## Provided records:
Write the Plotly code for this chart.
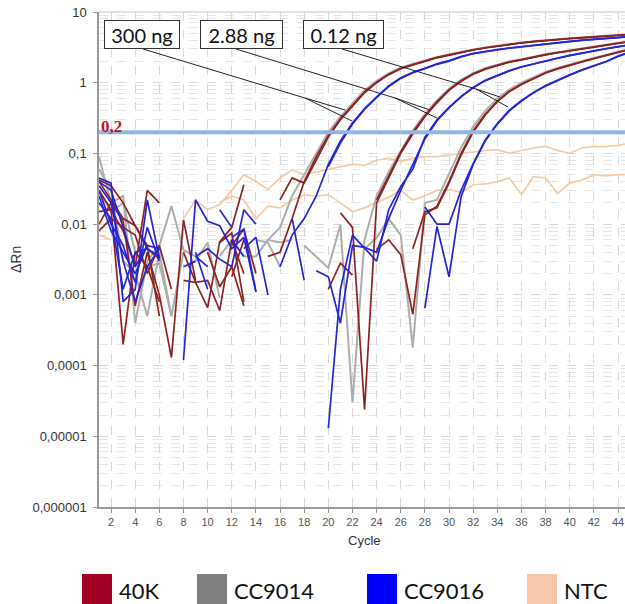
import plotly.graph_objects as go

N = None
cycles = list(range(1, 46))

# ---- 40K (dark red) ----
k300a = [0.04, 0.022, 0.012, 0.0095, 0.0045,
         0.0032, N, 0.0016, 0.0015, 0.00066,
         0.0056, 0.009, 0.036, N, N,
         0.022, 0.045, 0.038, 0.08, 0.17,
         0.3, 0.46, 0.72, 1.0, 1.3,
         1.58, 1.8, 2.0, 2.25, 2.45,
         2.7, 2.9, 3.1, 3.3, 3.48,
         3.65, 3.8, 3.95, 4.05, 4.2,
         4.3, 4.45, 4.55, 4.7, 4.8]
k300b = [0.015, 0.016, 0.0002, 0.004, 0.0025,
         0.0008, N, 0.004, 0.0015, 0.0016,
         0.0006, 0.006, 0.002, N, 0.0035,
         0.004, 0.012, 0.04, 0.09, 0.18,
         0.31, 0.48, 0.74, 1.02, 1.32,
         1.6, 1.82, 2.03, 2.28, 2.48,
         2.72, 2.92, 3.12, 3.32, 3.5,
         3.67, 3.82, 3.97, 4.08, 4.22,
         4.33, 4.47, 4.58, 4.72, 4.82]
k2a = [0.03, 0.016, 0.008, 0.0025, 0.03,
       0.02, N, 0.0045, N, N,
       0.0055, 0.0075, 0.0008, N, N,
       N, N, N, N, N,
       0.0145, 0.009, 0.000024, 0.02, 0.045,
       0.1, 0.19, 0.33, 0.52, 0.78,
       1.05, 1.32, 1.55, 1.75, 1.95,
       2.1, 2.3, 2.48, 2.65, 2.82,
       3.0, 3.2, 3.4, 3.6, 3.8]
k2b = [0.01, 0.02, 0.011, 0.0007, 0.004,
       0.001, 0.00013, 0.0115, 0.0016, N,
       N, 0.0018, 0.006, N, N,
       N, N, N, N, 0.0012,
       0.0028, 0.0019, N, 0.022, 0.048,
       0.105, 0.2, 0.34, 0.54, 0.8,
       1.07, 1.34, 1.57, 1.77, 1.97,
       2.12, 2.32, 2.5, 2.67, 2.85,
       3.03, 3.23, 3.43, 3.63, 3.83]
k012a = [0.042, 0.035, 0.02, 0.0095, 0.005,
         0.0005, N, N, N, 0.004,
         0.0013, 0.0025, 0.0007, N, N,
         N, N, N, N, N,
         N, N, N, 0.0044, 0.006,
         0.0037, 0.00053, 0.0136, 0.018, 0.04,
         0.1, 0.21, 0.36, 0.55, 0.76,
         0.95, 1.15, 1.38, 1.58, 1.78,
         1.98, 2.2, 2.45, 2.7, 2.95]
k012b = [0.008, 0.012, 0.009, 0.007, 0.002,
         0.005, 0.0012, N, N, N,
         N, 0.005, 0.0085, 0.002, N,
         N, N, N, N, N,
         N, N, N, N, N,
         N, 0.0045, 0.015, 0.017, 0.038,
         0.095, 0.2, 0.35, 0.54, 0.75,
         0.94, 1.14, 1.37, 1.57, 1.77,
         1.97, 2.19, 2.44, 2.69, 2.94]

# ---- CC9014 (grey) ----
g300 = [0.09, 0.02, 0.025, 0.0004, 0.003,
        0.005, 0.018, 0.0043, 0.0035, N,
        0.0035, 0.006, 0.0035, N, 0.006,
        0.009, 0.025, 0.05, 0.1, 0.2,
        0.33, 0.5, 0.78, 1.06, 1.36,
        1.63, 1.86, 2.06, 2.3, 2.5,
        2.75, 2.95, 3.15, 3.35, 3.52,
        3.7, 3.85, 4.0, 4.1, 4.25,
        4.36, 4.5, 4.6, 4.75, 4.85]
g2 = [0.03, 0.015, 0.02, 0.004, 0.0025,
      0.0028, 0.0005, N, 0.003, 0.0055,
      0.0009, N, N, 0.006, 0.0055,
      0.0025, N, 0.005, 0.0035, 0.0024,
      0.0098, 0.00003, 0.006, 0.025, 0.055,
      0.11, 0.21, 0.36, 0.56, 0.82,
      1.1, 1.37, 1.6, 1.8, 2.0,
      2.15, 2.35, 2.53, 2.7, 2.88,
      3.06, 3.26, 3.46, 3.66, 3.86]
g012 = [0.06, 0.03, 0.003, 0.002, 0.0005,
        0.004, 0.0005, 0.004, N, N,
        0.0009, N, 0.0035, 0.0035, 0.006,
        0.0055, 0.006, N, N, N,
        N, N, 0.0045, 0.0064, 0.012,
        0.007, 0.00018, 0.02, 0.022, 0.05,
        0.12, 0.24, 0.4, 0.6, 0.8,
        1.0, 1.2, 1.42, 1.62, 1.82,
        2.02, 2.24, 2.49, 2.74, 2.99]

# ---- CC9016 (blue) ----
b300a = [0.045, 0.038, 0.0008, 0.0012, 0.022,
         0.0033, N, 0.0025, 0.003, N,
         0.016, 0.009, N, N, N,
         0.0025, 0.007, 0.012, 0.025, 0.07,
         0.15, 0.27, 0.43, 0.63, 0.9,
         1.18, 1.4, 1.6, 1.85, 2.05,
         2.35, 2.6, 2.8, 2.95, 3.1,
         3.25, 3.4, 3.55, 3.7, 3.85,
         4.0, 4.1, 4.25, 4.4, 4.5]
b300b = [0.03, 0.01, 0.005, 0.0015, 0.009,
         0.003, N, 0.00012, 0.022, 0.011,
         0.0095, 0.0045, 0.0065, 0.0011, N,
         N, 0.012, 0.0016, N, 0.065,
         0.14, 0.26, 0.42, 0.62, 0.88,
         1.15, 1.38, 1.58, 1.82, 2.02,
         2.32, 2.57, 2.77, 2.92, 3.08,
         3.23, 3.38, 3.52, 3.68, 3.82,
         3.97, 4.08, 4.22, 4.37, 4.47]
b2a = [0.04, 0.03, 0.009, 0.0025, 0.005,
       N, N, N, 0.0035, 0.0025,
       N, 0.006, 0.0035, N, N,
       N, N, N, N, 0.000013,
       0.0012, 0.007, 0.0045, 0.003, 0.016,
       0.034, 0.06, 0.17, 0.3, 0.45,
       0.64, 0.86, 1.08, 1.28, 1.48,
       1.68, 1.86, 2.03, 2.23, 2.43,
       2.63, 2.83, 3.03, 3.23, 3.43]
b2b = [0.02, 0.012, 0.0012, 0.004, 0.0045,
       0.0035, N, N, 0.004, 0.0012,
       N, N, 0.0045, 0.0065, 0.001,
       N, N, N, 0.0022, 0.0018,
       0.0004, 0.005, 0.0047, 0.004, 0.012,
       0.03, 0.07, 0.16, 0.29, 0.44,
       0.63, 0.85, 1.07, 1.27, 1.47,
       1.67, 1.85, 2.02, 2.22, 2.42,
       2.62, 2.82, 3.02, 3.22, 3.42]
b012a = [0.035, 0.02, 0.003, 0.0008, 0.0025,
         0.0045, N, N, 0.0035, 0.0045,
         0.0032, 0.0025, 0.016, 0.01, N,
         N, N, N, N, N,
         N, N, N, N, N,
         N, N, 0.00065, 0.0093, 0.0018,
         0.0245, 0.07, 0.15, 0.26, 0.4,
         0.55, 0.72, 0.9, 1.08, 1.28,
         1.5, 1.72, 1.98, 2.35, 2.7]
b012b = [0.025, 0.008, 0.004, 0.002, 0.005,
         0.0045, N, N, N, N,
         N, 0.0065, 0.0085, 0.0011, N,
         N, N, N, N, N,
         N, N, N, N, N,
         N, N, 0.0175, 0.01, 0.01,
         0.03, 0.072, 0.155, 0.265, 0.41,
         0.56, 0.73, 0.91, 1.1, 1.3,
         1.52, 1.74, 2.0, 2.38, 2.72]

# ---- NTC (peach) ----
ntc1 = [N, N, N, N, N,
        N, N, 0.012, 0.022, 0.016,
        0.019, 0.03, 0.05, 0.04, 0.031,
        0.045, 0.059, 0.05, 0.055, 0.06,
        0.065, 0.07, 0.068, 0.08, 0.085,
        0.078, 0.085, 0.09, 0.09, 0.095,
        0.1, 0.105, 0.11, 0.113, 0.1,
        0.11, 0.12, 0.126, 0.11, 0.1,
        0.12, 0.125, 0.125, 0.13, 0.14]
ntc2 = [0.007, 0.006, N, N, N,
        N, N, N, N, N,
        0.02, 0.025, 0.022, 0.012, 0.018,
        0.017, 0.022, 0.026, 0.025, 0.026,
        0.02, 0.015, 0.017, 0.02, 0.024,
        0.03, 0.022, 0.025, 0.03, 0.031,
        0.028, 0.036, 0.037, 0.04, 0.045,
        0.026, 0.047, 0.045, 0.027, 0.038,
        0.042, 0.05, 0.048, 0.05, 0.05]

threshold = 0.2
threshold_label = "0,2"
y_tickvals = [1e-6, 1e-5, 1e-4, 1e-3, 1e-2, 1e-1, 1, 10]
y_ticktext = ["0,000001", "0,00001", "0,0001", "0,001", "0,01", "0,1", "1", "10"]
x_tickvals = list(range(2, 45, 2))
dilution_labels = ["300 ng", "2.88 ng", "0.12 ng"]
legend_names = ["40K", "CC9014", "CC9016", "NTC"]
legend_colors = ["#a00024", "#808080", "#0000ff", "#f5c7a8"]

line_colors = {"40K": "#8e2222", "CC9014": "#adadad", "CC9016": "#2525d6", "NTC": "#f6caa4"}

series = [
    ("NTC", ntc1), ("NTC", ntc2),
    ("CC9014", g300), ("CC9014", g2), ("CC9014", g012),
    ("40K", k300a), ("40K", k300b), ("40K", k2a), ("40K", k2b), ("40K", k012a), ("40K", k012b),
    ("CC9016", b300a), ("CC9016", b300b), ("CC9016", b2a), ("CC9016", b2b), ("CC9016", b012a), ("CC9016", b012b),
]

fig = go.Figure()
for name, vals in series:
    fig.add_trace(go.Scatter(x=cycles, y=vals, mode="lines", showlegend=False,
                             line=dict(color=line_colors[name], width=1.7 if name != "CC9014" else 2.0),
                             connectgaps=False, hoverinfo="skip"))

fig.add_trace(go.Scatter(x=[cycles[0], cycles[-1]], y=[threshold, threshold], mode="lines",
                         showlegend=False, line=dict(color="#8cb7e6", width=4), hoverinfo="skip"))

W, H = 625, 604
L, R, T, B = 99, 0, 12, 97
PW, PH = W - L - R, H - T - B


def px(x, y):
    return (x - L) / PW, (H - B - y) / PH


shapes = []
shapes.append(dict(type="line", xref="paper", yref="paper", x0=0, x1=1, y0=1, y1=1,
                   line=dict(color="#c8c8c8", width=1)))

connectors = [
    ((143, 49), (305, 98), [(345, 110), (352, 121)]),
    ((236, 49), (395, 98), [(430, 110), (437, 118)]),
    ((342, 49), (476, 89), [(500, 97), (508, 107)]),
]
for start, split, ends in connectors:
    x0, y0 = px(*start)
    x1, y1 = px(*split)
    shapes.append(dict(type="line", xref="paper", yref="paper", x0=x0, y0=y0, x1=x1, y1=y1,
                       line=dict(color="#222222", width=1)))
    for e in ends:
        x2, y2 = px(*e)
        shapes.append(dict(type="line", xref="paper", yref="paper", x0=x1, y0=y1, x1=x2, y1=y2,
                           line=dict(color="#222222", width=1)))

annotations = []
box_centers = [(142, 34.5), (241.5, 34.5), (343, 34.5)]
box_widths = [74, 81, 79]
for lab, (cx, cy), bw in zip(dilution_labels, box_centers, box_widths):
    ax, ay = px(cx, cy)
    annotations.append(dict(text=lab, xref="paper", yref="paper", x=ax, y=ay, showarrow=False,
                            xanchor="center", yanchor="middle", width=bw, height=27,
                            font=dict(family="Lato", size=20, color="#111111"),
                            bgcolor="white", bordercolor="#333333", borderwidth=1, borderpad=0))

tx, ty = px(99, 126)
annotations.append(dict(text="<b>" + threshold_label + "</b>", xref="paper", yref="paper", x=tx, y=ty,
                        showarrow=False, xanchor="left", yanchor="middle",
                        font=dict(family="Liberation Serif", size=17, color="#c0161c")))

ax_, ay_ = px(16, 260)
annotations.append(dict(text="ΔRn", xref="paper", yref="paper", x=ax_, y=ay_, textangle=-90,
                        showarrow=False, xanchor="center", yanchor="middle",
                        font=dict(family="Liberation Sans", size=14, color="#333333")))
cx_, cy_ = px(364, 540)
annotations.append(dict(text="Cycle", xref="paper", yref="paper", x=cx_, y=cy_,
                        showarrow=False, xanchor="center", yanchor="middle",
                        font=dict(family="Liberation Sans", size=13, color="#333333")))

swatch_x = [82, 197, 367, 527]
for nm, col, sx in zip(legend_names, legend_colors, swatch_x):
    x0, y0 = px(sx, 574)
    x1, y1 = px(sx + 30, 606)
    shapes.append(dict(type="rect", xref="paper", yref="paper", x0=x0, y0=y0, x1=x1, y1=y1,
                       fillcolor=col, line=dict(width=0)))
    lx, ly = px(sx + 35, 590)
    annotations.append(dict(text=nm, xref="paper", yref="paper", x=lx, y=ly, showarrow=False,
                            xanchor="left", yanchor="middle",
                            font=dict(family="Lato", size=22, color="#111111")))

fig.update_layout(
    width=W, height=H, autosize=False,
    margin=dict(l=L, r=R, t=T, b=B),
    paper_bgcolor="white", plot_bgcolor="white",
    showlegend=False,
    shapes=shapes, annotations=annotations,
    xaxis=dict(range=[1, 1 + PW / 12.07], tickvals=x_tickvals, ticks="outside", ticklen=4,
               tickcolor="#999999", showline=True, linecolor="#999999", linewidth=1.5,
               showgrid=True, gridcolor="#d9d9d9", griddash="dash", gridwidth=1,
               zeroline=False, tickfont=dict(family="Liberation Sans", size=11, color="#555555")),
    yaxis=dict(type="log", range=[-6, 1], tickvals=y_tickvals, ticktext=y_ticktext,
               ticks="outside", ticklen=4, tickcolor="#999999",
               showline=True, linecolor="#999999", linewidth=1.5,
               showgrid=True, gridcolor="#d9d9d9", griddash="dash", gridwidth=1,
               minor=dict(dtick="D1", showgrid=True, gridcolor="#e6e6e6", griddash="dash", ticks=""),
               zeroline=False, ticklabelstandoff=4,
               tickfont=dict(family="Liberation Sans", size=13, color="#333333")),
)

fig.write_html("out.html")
--
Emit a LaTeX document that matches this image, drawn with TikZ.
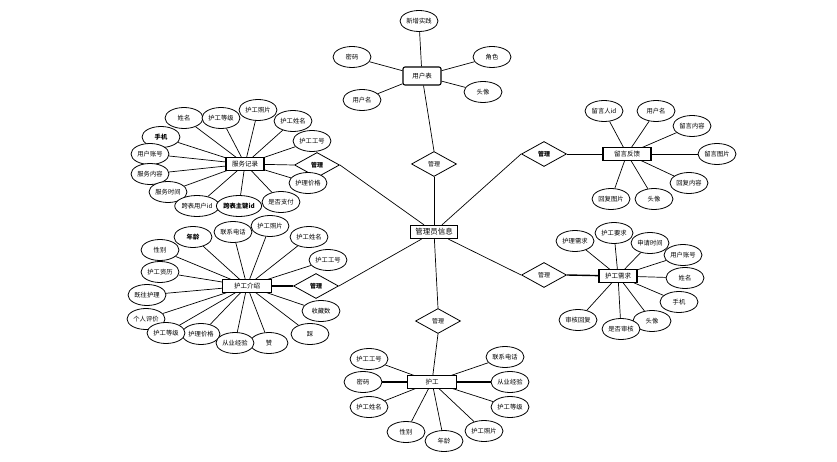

## Short problem:
Using the data above, extract exactly the lines from the one containing "Write the Plotly code for this chart." through the one containing "cycles = list(range(1, 46))". Pictures are left out.

## Task output:
Write the Plotly code for this chart.
import plotly.graph_objects as go

N = None
cycles = list(range(1, 46))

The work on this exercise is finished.